Requirements: Only the lines from the one with "Give me the" through the one with "const LINE_GAP = 33;", inclusive, should be echoed exactly; pictures are left out.

Records for processing:
=====

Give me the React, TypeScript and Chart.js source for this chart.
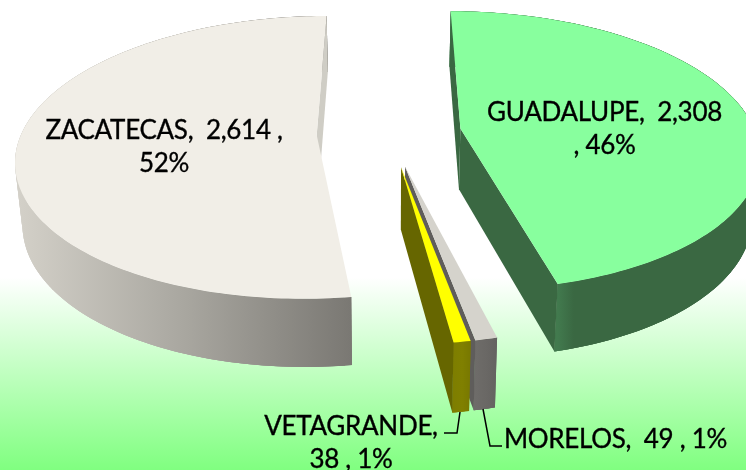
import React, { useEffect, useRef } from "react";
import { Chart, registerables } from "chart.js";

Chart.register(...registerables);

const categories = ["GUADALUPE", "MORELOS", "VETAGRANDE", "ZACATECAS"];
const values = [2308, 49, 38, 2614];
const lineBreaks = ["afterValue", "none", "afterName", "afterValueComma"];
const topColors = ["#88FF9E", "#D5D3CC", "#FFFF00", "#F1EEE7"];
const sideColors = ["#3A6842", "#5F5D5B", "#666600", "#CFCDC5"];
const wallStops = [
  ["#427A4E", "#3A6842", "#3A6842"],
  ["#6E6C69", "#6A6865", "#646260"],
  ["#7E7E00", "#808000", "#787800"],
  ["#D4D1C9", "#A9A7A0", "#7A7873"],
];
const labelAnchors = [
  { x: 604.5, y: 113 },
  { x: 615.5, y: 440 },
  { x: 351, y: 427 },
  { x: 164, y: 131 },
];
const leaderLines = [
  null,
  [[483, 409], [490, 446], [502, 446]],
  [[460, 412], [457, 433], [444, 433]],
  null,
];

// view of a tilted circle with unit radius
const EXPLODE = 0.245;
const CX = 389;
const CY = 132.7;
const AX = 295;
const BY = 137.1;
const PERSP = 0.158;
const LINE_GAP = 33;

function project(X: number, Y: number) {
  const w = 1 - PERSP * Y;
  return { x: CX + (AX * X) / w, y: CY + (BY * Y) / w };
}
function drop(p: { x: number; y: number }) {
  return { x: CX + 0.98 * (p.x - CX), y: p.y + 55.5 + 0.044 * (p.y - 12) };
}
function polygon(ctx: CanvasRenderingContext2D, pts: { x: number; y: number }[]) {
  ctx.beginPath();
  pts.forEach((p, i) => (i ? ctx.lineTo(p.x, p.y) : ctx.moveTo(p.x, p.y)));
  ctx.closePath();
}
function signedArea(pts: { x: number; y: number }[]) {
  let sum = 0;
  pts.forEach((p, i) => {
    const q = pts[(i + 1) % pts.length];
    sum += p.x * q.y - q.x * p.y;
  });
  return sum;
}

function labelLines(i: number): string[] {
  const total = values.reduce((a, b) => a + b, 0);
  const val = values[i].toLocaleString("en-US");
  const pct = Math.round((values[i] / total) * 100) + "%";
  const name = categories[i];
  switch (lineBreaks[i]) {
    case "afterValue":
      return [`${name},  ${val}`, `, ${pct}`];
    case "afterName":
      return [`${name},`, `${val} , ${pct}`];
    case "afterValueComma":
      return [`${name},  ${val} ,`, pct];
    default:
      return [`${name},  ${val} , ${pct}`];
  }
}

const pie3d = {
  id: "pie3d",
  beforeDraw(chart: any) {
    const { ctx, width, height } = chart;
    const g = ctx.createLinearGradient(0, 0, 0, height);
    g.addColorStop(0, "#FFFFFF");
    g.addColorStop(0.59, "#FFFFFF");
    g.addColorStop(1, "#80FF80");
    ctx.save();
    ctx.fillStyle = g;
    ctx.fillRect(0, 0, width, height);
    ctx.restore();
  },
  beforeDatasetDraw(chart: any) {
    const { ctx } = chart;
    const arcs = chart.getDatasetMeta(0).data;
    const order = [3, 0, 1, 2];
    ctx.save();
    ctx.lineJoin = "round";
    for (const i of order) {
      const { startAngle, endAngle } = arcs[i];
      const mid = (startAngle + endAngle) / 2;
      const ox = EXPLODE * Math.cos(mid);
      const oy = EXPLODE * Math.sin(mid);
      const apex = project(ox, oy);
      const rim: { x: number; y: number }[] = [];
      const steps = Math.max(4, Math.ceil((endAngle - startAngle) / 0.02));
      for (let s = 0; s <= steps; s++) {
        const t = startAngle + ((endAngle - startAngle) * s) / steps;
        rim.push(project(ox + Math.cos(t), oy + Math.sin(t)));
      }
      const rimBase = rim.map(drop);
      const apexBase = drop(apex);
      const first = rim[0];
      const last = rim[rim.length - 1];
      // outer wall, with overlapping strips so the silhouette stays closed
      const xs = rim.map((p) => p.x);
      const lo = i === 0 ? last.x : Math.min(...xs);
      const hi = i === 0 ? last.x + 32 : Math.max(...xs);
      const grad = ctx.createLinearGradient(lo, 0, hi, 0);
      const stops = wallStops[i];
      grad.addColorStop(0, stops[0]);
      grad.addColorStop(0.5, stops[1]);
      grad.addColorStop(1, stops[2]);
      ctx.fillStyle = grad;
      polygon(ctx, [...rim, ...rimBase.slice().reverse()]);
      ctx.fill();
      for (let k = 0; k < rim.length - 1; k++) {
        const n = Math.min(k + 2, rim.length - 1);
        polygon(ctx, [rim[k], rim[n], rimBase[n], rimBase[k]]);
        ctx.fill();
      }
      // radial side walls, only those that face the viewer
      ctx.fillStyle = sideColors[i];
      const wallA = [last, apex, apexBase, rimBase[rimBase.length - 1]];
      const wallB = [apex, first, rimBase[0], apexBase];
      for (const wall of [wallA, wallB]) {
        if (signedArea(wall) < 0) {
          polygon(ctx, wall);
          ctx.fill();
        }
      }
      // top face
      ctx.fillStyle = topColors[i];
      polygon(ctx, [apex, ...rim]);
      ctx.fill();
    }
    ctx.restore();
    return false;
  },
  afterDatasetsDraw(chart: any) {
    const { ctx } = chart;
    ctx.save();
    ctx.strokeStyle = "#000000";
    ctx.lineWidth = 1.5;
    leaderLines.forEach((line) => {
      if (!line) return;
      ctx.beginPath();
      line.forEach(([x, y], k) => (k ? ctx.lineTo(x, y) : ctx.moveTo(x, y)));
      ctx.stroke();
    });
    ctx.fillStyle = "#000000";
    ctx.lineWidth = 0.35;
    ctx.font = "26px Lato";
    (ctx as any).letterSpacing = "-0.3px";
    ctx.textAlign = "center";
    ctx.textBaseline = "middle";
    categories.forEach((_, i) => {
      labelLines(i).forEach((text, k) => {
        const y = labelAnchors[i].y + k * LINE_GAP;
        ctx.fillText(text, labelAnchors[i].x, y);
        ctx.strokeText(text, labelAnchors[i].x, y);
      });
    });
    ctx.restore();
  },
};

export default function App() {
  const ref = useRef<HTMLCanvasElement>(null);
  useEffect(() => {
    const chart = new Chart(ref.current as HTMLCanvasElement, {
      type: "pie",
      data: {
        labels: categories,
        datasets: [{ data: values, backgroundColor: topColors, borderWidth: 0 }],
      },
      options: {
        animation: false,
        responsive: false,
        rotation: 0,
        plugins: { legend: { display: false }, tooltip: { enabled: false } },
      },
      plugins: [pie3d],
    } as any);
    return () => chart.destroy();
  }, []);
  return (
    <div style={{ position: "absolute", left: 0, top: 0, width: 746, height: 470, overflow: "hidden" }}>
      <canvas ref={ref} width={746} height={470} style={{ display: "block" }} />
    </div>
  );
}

=====

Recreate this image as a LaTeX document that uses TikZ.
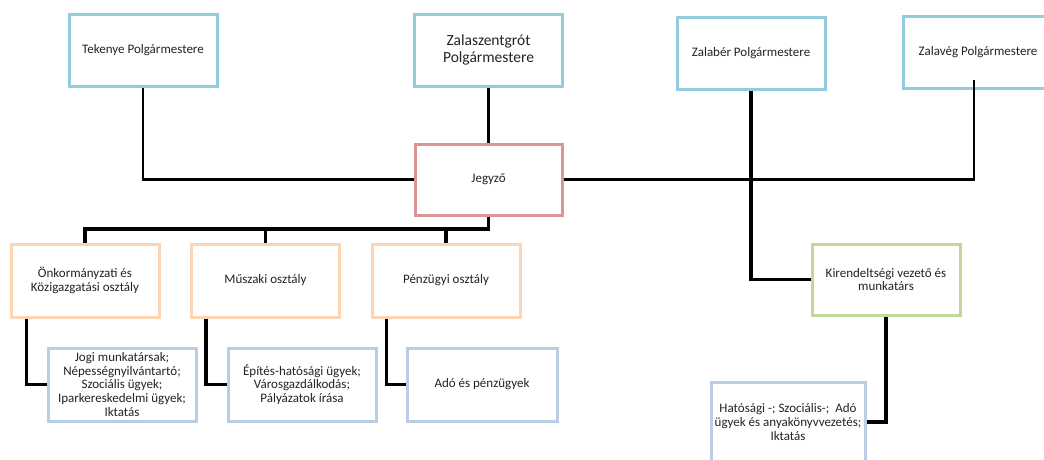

=====

Answer in full:
Give me the React, TypeScript and Chart.js source for this chart.
import React, { useEffect, useRef } from "react";
import { Chart, registerables } from "chart.js";

Chart.register(...registerables);

const categories = ["GUADALUPE", "MORELOS", "VETAGRANDE", "ZACATECAS"];
const values = [2308, 49, 38, 2614];
const lineBreaks = ["afterValue", "none", "afterName", "afterValueComma"];
const topColors = ["#88FF9E", "#D5D3CC", "#FFFF00", "#F1EEE7"];
const sideColors = ["#3A6842", "#5F5D5B", "#666600", "#CFCDC5"];
const wallStops = [
  ["#427A4E", "#3A6842", "#3A6842"],
  ["#6E6C69", "#6A6865", "#646260"],
  ["#7E7E00", "#808000", "#787800"],
  ["#D4D1C9", "#A9A7A0", "#7A7873"],
];
const labelAnchors = [
  { x: 604.5, y: 113 },
  { x: 615.5, y: 440 },
  { x: 351, y: 427 },
  { x: 164, y: 131 },
];
const leaderLines = [
  null,
  [[483, 409], [490, 446], [502, 446]],
  [[460, 412], [457, 433], [444, 433]],
  null,
];

// view of a tilted circle with unit radius
const EXPLODE = 0.245;
const CX = 389;
const CY = 132.7;
const AX = 295;
const BY = 137.1;
const PERSP = 0.158;
const LINE_GAP = 33;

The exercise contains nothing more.